Girl is such a joy. Except when she's tired. However, she is so much easier than her brother, temperment-wise! She's a pro at crawling now, and is getting pretty good at that cruising thing to! And, the child is an absolute chow-hound. She will eat anything. She snags her brother's food on a regular basis. I can't eat without her at my knee, begging for food. Thankfully, she's got the chewing thing down pretty well, so I can share most things with her. She's still an awful sleeper, though. Up 3-4 times a night. UGH.

Boy is such a two year old. LOL! Need I say more? He goes from holy terror to sweetie-pie in 2.3 seconds. I cannot believe how big he's getting, though! Such a big boy. Sigh... makes me wanna tear up sometimes.

Hubs has been a grump lately. Can't figure out why. Working on it.

Otherwise, not too much excitment happening.

Sorry for the boring post. Again, the dangers of blogging without direction.

Please blog responsibly, folks. And, have a happy new year!

Wednesday, December 21, 2005

How sad am I??

Ok. I moved out of my mom's house when I was 21. That was over 9 years ago. I have since lived in 4 different homes.

So, why is it, that when I am coming home from the grocery store, I still turn on my blinker and come 'this close' to turning onto her street??????

Thursday, December 15, 2005

Reason # 5,763 that we are certifiably insane:

Hubs has a 4 day weekend this weekend. We have decided to tear up the family room carpeting and put down laminate flooring this weekend. OURSELVES. The WEEKEND BEFORE CHRISTMAS. Only pausing on Saturday afternoon to attend the extended family Christmas celebration. Dear, sweet, Jesus.

I mean, there is a reason for it. After several years of our pain in the ass dogs (anyone want a couple dogs? Really. I'll ship for free?), there is a gaping hole in the carpet. While you are probably thinking, 'why don't you put something over it? Carpet, furniture, etc.?' Unfortunately, it's not really an option. Locationally and toddler-wise. The main reason the hole is even an issue is that I have a 9 month old female vacuum cleaner, and, while she puts some really nasty things in her mouth (see previous post), I don't take kindly to the thought of her choking on carpet padding.
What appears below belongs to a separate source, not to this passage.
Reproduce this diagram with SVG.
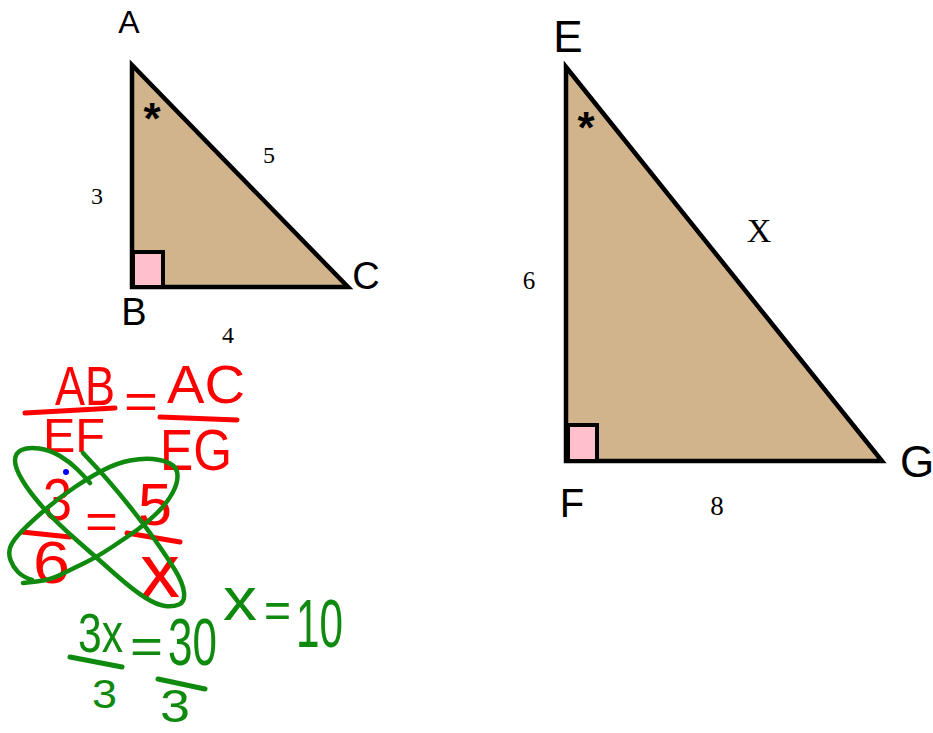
<svg xmlns="http://www.w3.org/2000/svg" width="933" height="733" viewBox="0 0 933 733">
<style>
.tri{fill:#D2B48C;stroke:#000;stroke-width:4.5;stroke-linejoin:miter}
.sq{fill:#FFC0CB;stroke:#000;stroke-width:4}
.lbl{font-family:"Liberation Sans",Arial,sans-serif;fill:#000}
.num{font-family:"Liberation Serif","Times New Roman",serif;fill:#000}
.ast{font-family:"Liberation Sans",Arial,sans-serif;font-weight:bold;fill:#000}
.red{font-family:"Liberation Sans",Arial,sans-serif;fill:#FF0000}
.grn{font-family:"Liberation Sans",Arial,sans-serif;fill:#0F8A0F}
.rbar{stroke:#FF0000;stroke-width:5;stroke-linecap:round;fill:none}
.gbar{stroke:#0F8A0F;stroke-width:5;stroke-linecap:round;fill:none}
.loop{stroke:#0F8A0F;stroke-width:4.5;stroke-linecap:round;stroke-linejoin:round;fill:none}
</style>
<rect width="933" height="733" fill="#fff"/>

<g id="triangle-ABC">
<polygon class="tri" points="132,65 132,287 348,287"/>
<rect class="sq" x="133" y="252" width="30" height="35"/>
<text class="ast" x="152" y="134" font-size="44" text-anchor="middle">*</text>
<text class="lbl" x="129" y="33" font-size="32" text-anchor="middle">A</text>
<text class="lbl" x="134" y="325" font-size="38" text-anchor="middle">B</text>
<text class="lbl" x="366" y="289" font-size="38" text-anchor="middle">C</text>
<text class="num" x="97" y="204" font-size="24" text-anchor="middle">3</text>
<text class="num" x="269" y="163" font-size="24" text-anchor="middle">5</text>
<text class="num" x="228" y="343" font-size="24" text-anchor="middle">4</text>
</g>

<g id="triangle-EFG">
<polygon class="tri" points="566,67 566,461 882,461"/>
<rect class="sq" x="568" y="425" width="29" height="36"/>
<text class="ast" x="586" y="143" font-size="44" text-anchor="middle">*</text>
<text class="lbl" x="568" y="52" font-size="44" text-anchor="middle">E</text>
<text class="lbl" x="572" y="517" font-size="40" text-anchor="middle">F</text>
<text class="lbl" x="917" y="477" font-size="44" text-anchor="middle">G</text>
<text class="num" x="529" y="289" font-size="25" text-anchor="middle">6</text>
<text class="num" x="759" y="242" font-size="34" text-anchor="middle">X</text>
<text class="num" x="717" y="515" font-size="27" text-anchor="middle">8</text>
</g>

<g id="work-red">
<text class="red" x="55" y="405" font-size="56" textLength="60" lengthAdjust="spacingAndGlyphs">AB</text>
<path class="rbar" d="M25,413 L115,408"/>
<text class="red" x="43" y="452" font-size="49" textLength="62" lengthAdjust="spacingAndGlyphs">EF</text>
<text class="red" x="124" y="418" font-size="50" textLength="34" lengthAdjust="spacingAndGlyphs">=</text>
<text class="red" x="167" y="403" font-size="53" textLength="78" lengthAdjust="spacingAndGlyphs">AC</text>
<path class="rbar" d="M160,417 L237,420"/>
<text class="red" x="160" y="470" font-size="58" textLength="72" lengthAdjust="spacingAndGlyphs">EG</text>
<text class="red" x="43" y="520" font-size="60" textLength="29" lengthAdjust="spacingAndGlyphs">3</text>
<path class="rbar" d="M22,532 L70,537"/>
<text class="red" x="85" y="538" font-size="50" textLength="33" lengthAdjust="spacingAndGlyphs">=</text>
<text class="red" x="138" y="525" font-size="60" textLength="34" lengthAdjust="spacingAndGlyphs">5</text>
<path class="rbar" d="M127,533 L180,542"/>
<text class="red" x="33" y="583" font-size="60" textLength="37" lengthAdjust="spacingAndGlyphs">6</text>
<text class="red" x="140" y="597" font-size="76" textLength="40" lengthAdjust="spacingAndGlyphs">x</text>
<circle cx="66" cy="472" r="3" fill="#0000FF"/>
</g>

<g id="work-green">
<path class="loop" d="M83,453 L96.5,467.5 Q110,482 126.5,502.5 Q143,523 155,540 Q167,557 175,570 Q183,583 184,592.5 Q185,602 179,604.5 Q173,607 165,606 Q157,605 145,597.5 Q133,590 115,574 Q97,558 77,540.5 Q57,523 43.5,508 Q30,493 22.5,480.5 Q15,468 15,460.5 Q15,453 21.5,450 Q28,447 39,448.5 Q50,450 60,456 Q70,462 77.5,469.5 Q85,477 90,483"/>
<path class="loop" d="M23,583 L36.5,581.5 Q50,580 60,575 Q70,570 83.5,563.5 Q97,557 112,547 Q127,537 137,530 Q147,523 157,513 Q167,503 172.5,493 Q178,483 177.5,475 Q177,467 170,463.5 Q163,460 153,459 Q143,458 130,460.5 Q117,463 103.5,470 Q90,477 75,487 Q60,497 46.5,508.5 Q33,520 23,530 Q13,540 10.5,546.5 Q8,553 10.5,560 Q13,567 18,572 Q23,577 32,580"/>
<text class="grn" x="78" y="652" font-size="56" textLength="45" lengthAdjust="spacingAndGlyphs">3x</text>
<path class="gbar" d="M70,657 L122,667"/>
<text class="grn" x="130" y="663" font-size="50" textLength="33" lengthAdjust="spacingAndGlyphs">=</text>
<text class="grn" x="168" y="665" font-size="66" textLength="49" lengthAdjust="spacingAndGlyphs">30</text>
<text class="grn" x="92" y="708" font-size="40" textLength="25" lengthAdjust="spacingAndGlyphs">3</text>
<path class="gbar" d="M158,679 L205,689"/>
<text class="grn" x="160" y="722" font-size="46" textLength="30" lengthAdjust="spacingAndGlyphs">3</text>
<text class="grn" x="223" y="620" font-size="62" textLength="34" lengthAdjust="spacingAndGlyphs">x</text>
<text class="grn" x="264" y="627" font-size="50" textLength="27" lengthAdjust="spacingAndGlyphs">=</text>
<text class="grn" x="296" y="647" font-size="68" textLength="47" lengthAdjust="spacingAndGlyphs">10</text>
</g>
</svg>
I've found pieces of it in her mouth twice. And, yes, I simply choose not to think about what might be in that padding. For now, I choose to focus on the fear of choking, suffocating death.

Anyway, the offending carpet will be removed this weekend. I'll let you know if we survive.

Oh, and one last thing. I love my toddler, I really do. But, sometimes, I just don't like him. Does that make me a bad mom? Or does that simply make me human?


(Final note: Yes, I am choosing to ignore that is has been a month and a half since my last post. I hope you have all enjoyed the poop-eating post for the last 6 weeks. I hope to continue to offer you the same level of entertaining fare in the future.)

Saturday, October 29, 2005

Oh. My. God.

I am amazed that kids ever make it to adulthood. And, to be honest? I'm amazed that parents ever make it through their kids' childhood.

Need an example?

Mmm. Let me elaborate for you a bit.

Quick note: Are you eating right now? Put it down. Step away from the doughnuts, spaghetti, or ham sandwich. You will NOT want to be eating for this one.

So, if I hadn't mentioned it yet, Girl is crawling now. It's actually been wonderful, for several reasons, but that's not why we're here, now is it? Tonight, she was making her way around the family room floor. Boy was watching Shrek 2, and I was watching them both, but also trying to figure out the Cryptoquote in today's paper. It gets to be about bedtime (ah... sweet relief!), and I go to pick up Girl to get her ready. I notice a discolored area at the neckline of her shirt. I thought, "Hm. Well, she probably just spit up a little. It almost looks dirty, though? Well, this carpet isn't the cleanest (considering this is the only room the dogs are allowed in), no big deal..." This is all going through my head as I carry her back to her room. As we are walking into her room, I notice she's doing this funny mouth/expression thing. It's relatively new, but I THINK it means that she might have something in her mouth. So, I put her down on the changing table, pull off her socks, pull of her pants, and then decide to check out what may or may not be in her mouth. So, I pry open her mouth, take a look around, and see something inside her left cheek that she's kinda working around. I finger sweep it out. Look at it. Hmmm. Smell it.

HOLY FUCKING GOD. MY EIGHT MONTH OLD DAUGHTER IS SUCKING ON A POOPBALL LIKE IT'S A PIECE OF FUCKING CANDY!!!!!!!!!!!!!

I am not kidding you, folks. This is my life.

Pardon me for a moment.

**pauses to lean over and violently puke guts out**

I'm back.

I swear. I am so ill. I cannot believe this. She was NOT acting like it was bad, either. What the fuck is wrong with my kids??? Why the poop-eating????? WHY???????? First one, then the other. I have no clue whether Girl's gourmet tidbit was dog poop (that may have traveled in on their feet) or possibly an escapee from Boy's diaper, but either way, I am SO sick. And, obviously, it wasn't in her mouth for only a few seconds either... thus the 'dirty' neckline of her shirt. Which, it turns out, was dirty from POOP COLORED SALIVA!!!!!

**Retching again**

And before you get all "how long has it been since she's vacuumed???" It has only been a few days. I swear.

Like it was candy. POOP. CANDY.

Dear, sweet Jesus. I do not think I am going to survive these kids. I really don't. Ok, my sanity might (MIGHT) make it, but my stomach sure as hell isn't.